语义搜索
语义搜索是指超越传统基于关键词搜索的搜索技术。语义搜索不只依赖关键词的精确匹配,而是旨在理解查询和被搜索文档的含义与上下文。这使得搜索结果更相关、更准确,即使查询中没有精确匹配的关键词。
稀疏嵌入是一种大部分值为零,只有少量维度包含非零值(也称为“激活”值)的表示方法。这与密集嵌入相反,密集嵌入中所有维度通常都有非零值。传统的稀疏嵌入解决方案通常基于词汇,意味着它们依赖于术语或短语的精确匹配。然而,像 SPLADE 和其他稀疏编码器模型这样的现代稀疏编码器,可以生成既能捕捉语义又能保持稀疏性的嵌入。
只要搜索解决方案能充分利用稀疏嵌入中绝大多数维度为 0 的事实,这些嵌入就能实现极其高效的语义搜索。本页展示了一个示例,演示如何手动执行语义搜索,以及如何将 SparseEncoder 模型与流行的向量数据库/搜索系统集成。
如果您对语义搜索不熟悉,请参阅 Sentence Transformers > 语义搜索,以获取使用密集嵌入模型的更广泛解释。
手动搜索
使用稀疏编码器手动执行语义搜索非常直接,仅包含几个步骤:
加载 SparseEncoder 模型:从 Hugging Face Hub 或本地目录加载一个预训练的稀疏编码器模型。
编码语料库:使用模型将一组文档(语料库)编码为稀疏嵌入。
编码查询:使用相同的模型将用户查询编码为稀疏嵌入。
计算相似度:使用合适的相似度函数(例如余弦相似度、点积)计算查询嵌入和语料库嵌入之间的相似度。

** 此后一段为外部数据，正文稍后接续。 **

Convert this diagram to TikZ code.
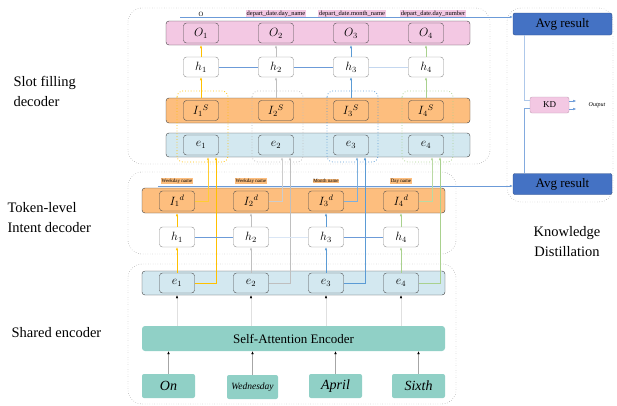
\documentclass[tikz,border=0pt]{standalone}
\usepackage{fontspec}
\setmainfont{Liberation Serif}
\usepackage{tikz}
\usetikzlibrary{arrows.meta,calc,positioning}
\definecolor{pinkbar}{HTML}{F3C8E3}
\definecolor{orangebar}{HTML}{FDBE7E}
\definecolor{bluebar}{HTML}{D3E8F0}
\definecolor{tealbar}{HTML}{90D0C6}
\definecolor{avgblue}{HTML}{4472C4}
\definecolor{cyel}{HTML}{FFC000}
\definecolor{cgray}{HTML}{BFBFBF}
\definecolor{cblue}{HTML}{5B9BD5}
\definecolor{cgreen}{HTML}{A9D18E}
\definecolor{lineblue}{HTML}{6C9BD8}

\tikzset{
  bar/.style={draw=black!75,rounded corners=3pt,minimum width=304pt,minimum height=24pt,inner sep=0pt},
  cell/.style={draw=black!70,rounded corners=3pt,minimum width=35pt,minimum height=20pt,inner sep=0pt,font=\fontsize{12}{12}\selectfont},
  hcell/.style={cell,fill=white,draw=black!45},
  region/.style={draw=black!60,dotted,rounded corners=14pt},
  tag/.style={font=\fontsize{5}{5}\selectfont,inner sep=0.6pt},
  word/.style={fill=tealbar,rounded corners=2pt,minimum width=53pt,minimum height=24pt,inner sep=0pt,font=\itshape\fontsize{14}{14}\selectfont},
  arr/.style={-{Latex[length=3pt,width=2.5pt]}},
  side/.style={anchor=west,align=left,font=\fontsize{14.5}{20}\selectfont}
}

\begin{document}
\begin{tikzpicture}[x=1pt,y=-1pt]
  \useasboundingbox (0,0) rectangle (617,405);
  % regions
  \draw[region] (128,8) rectangle (490,164);
  \draw[region] (128,172) rectangle (456,254);
  \draw[region] (128,264) rectangle (456,404);
  \draw[region] (507,8) rectangle (613,202);

  \node[side] (lslot) at (10,91) {Slot filling\\decoder};
  \node[side] (ltok) at (4,218) {Token-level\\Intent decoder};
  \node[side] (lshared) at (8,333) {Shared encoder};
  \node[align=center,font=\fontsize{14.5}{20}\selectfont] (lkd) at (567,242) {Knowledge\\Distillation};

  % slot filling decoder
  \node[bar,fill=pinkbar] (obar) at (318,33) {};
  \node[bar,fill=orangebar,minimum height=25pt] (isbar) at (318,110.5) {};
  \node[bar,fill=bluebar] (esbar) at (318,145) {};
  \foreach \i/\x/\c in {1/201/cyel,2/276/cgray,3/351/cblue,4/426/cgreen} {
    \draw[\c,dotted,thick,rounded corners=6pt] (\x-24,91) rectangle (\x+27,162);
    \node[cell,fill=pinkbar] (o\i) at (\x,33) {$O_{\i}$};
    \node[hcell] (hs\i) at (\x,67) {$h_{\i}$};
    \node[cell,fill=orangebar] (is\i) at (\x,110.5) {$I_{\i}{}^{S}$};
    \node[cell,fill=bluebar] (es\i) at (\x,145) {$e_{\i}$};
    \draw[arr,\c] (is\i |- isbar.north) -- (hs\i.south);
    \draw[arr,\c] (hs\i.north) -- (hs\i.north |- obar.south);
  }
  \draw[lineblue] (hs1) -- (hs2);
  \draw[lineblue] (hs2) -- (hs3);
  \draw[lineblue!40] (hs3) -- (hs4);
  \node[tag,font=\fontsize{6.5}{6.5}\selectfont] (t1) at (201,14) {O};
  \node[tag,fill=pinkbar,font=\fontsize{6.5}{6.5}\selectfont] (t2) at (276,14) {depart\_date.day\_name};
  \node[tag,fill=pinkbar,font=\fontsize{6.5}{6.5}\selectfont] (t3) at (352,14) {depart\_date.month\_name};
  \node[tag,fill=pinkbar,font=\fontsize{6.5}{6.5}\selectfont] (t4) at (433,14) {depart\_date.day\_number};

  % knowledge distillation
  \node[fill=avgblue,draw=avgblue!70!black,rounded corners=2pt,minimum width=99pt,minimum height=22pt,inner sep=0pt,font=\fontsize{13}{13}\selectfont] (avgtop) at (562.5,24) {Avg result};
  \node[fill=avgblue,draw=avgblue!70!black,rounded corners=2pt,minimum width=99pt,minimum height=21pt,inner sep=0pt,font=\fontsize{13}{13}\selectfont] (avgbot) at (562.5,184) {Avg result};
  \node[fill=pinkbar,draw=pinkbar!80!black,rounded corners=2pt,minimum width=39pt,minimum height=16pt,inner sep=0pt,font=\fontsize{9}{9}\selectfont] (kd) at (549.5,105) {KD};
  \node[font=\itshape\fontsize{6}{6}\selectfont] (outlbl) at (597,105) {Output};
  \draw[lineblue!55] ($(avgtop.south west)+(11,0)$) |- ($(kd.west)+(0,-5)$);
  \draw[lineblue!85] ($(avgbot.north west)+(11,0)$) |- ($(kd.west)+(0,3)$);
  \draw[arr,lineblue] ($(kd.east)+(0,-4)$) -- ++(7,0);
  \draw[arr,lineblue] ($(kd.east)+(0,4)$) -- ++(7,0);
  \coordinate (ostart) at (180,17);
  \draw[arr,lineblue] (ostart) -- (ostart -| avgtop.west);

  % token-level intent decoder
  \node[bar,fill=orangebar,minimum width=303pt,minimum height=25pt] (idbar) at (293.5,200.5) {};
  \coordinate (dstart) at (158,186);
  \draw[arr,lineblue] (dstart) -- (dstart -| avgbot.west);
  \node[tag,fill=orangebar] (w1) at (177,181) {Weekday name};
  \node[tag,fill=orangebar] (w2) at (251,181) {Weekday name};
  \node[tag,fill=orangebar] (w3) at (326,181) {Month name};
  \node[tag,fill=orangebar] (w4) at (401,181) {Day name};

  % shared encoder
  \node[bar,fill=bluebar,minimum width=303pt] (ebar) at (293.5,283) {};
  \node[fill=tealbar,rounded corners=3pt,minimum width=303pt,minimum height=25pt,inner sep=0pt,font=\fontsize{13}{13}\selectfont] (enc) at (293.5,338.5) {Self-Attention Encoder};
  \node[word] (win1) at (168.5,386) {On};
  \node[word,minimum width=51pt,font=\itshape\fontsize{9.5}{9.5}\selectfont] (win2) at (252.5,387) {Wednesday};
  \node[word] (win3) at (335.5,386) {April};
  \node[word] (win4) at (418.5,386) {Sixth};

  \foreach \i/\x/\c in {1/177/cyel,2/251/cgray,3/326/cblue,4/401/cgreen} {
    \node[cell,fill=orangebar] (id\i) at (\x,201) {$I_{\i}{}^{d}$};
    \node[hcell] (ht\i) at (\x,237) {$h_{\i}$};
    \node[cell,fill=bluebar] (e\i) at (\x,283) {$e_{\i}$};
    \draw[arr,\c] (e\i.north) -- (ht\i.south);
    \draw[arr,\c] (ht\i.north) -- (ht\i.north |- idbar.south);
    \draw[arr,\c!80] (id\i.east) -| ($(esbar.south -| id\i.center)+(31,0)$);
    \draw[arr,\c] (e\i.east) -| ($(esbar.south -| e\i.center)+(39,0)$);
    \draw[arr,black!12,-{Latex[length=3pt,width=2.5pt,black]}] (enc.north -| e\i) -- (e\i.south |- ebar.south);
    \draw[arr,black!35,-{Latex[length=3pt,width=2.5pt,black]}] (win\i.north) -- (win\i.north |- enc.south);
  }
  \draw[lineblue] (ht1) -- (ht2);
  \draw[lineblue!25] (ht2) -- (ht3);
  \draw[lineblue] (ht3) -- (ht4);
\end{tikzpicture}
\end{document}
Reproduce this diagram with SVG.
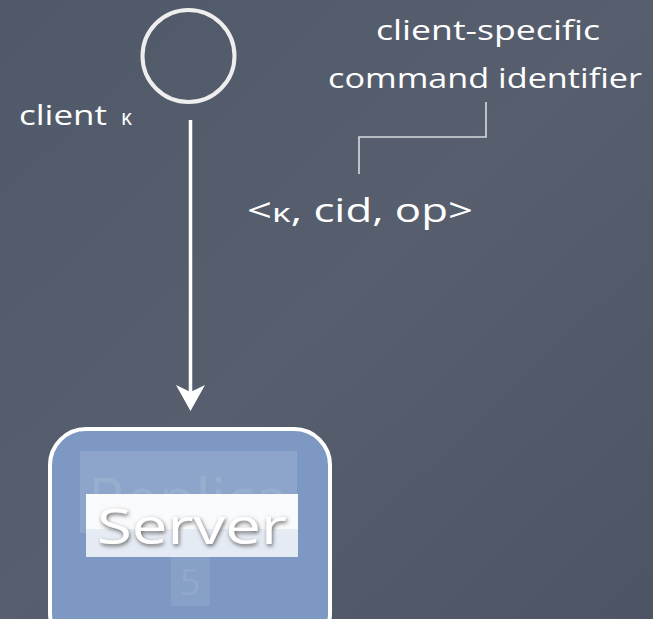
<svg xmlns="http://www.w3.org/2000/svg" width="653" height="619" viewBox="0 0 653 619">
<defs>
<linearGradient id="bg" x1="0" y1="0" x2="1" y2="1">
<stop offset="0" stop-color="#505969"/>
<stop offset="0.5" stop-color="#575f6e"/>
<stop offset="1" stop-color="#4d5565"/>
</linearGradient>
<linearGradient id="srv" x1="0" y1="0" x2="0" y2="1">
<stop offset="0" stop-color="#ffffff" stop-opacity="0.95"/>
<stop offset="0.55" stop-color="#ffffff" stop-opacity="0.95"/>
<stop offset="0.56" stop-color="#eef2f8" stop-opacity="0.92"/>
<stop offset="1" stop-color="#eef2f8" stop-opacity="0.92"/>
</linearGradient>
<filter id="sh" x="-10%" y="-20%" width="120%" height="140%">
<feGaussianBlur in="SourceAlpha" stdDeviation="2"/>
<feOffset dx="1" dy="2" result="b"/>
<feFlood flood-color="#666"/>
<feComposite in2="b" operator="in"/>
<feMerge><feMergeNode/><feMergeNode in="SourceGraphic"/></feMerge>
</filter>
</defs>
<style>
.lbl{font-family:"Open Sans","DejaVu Sans",sans-serif;fill:#ffffff}
.conn{stroke:#ffffff;fill:none}
.faint{font-family:"Open Sans","DejaVu Sans",sans-serif;fill:#ffffff;fill-opacity:0.1}
</style>
<rect width="653" height="619" fill="url(#bg)"/>
<g id="connectors">
<line class="conn" x1="190.5" y1="120" x2="190.5" y2="392" stroke-width="3.5"/>
<path d="M176,385 L190.5,392 L205,385 L190.5,411 Z" fill="#ffffff"/>
<polyline points="486,102 486,137 359,137 359,174" fill="none" stroke="#d8dbe0" stroke-width="1.6"/>
</g>
<g id="client">
<circle cx="188.5" cy="56" r="46" fill="none" stroke="#eeeeee" stroke-width="4"/>
<text class="lbl" x="19" y="125" font-size="27" textLength="88" lengthAdjust="spacingAndGlyphs">client</text>
<text class="lbl" x="121" y="125" font-size="21">κ</text>
</g>
<g id="note">
<text class="lbl" x="488" y="40" font-size="27" text-anchor="middle" textLength="224" lengthAdjust="spacingAndGlyphs">client-specific</text>
<text class="lbl" x="485" y="88" font-size="27" text-anchor="middle" textLength="314" lengthAdjust="spacingAndGlyphs">command identifier</text>
</g>
<g id="message">
<text class="lbl" x="247" y="222" font-size="32" textLength="226" lengthAdjust="spacingAndGlyphs">&lt;<tspan font-size="26">κ</tspan>, cid, op&gt;</text>
</g>
<g id="server">
<rect x="50" y="429" width="280" height="220" rx="36" fill="#7c98c3" stroke="#ffffff" stroke-width="4"/>
<rect x="80" y="451" width="217" height="82" fill="#ffffff" fill-opacity="0.13"/>
<text class="faint" x="188" y="520" font-size="58" text-anchor="middle" textLength="200" lengthAdjust="spacingAndGlyphs">Replica</text>
<rect x="171" y="555" width="39" height="51" fill="#ffffff" fill-opacity="0.08"/>
<text class="faint" x="190" y="595" font-size="36" text-anchor="middle">5</text>
<rect x="86" y="494" width="212" height="63" fill="url(#srv)"/>
<text x="192" y="544" font-family="Open Sans, DejaVu Sans, sans-serif" font-size="50" text-anchor="middle" fill="#ffffff" filter="url(#sh)" textLength="190" lengthAdjust="spacingAndGlyphs">Server</text>
</g>
</svg>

检索结果:根据相似度分数对结果进行排序,并返回最相关的文档。
分析结果:可选地,分析结果以了解哪些词元对相似度分数的贡献最大。
from sentence_transformers import SparseEncoder, util
# 1. Load a pretrained SparseEncoder model
model = SparseEncoder("naver/splade-cocondenser-ensembledistil")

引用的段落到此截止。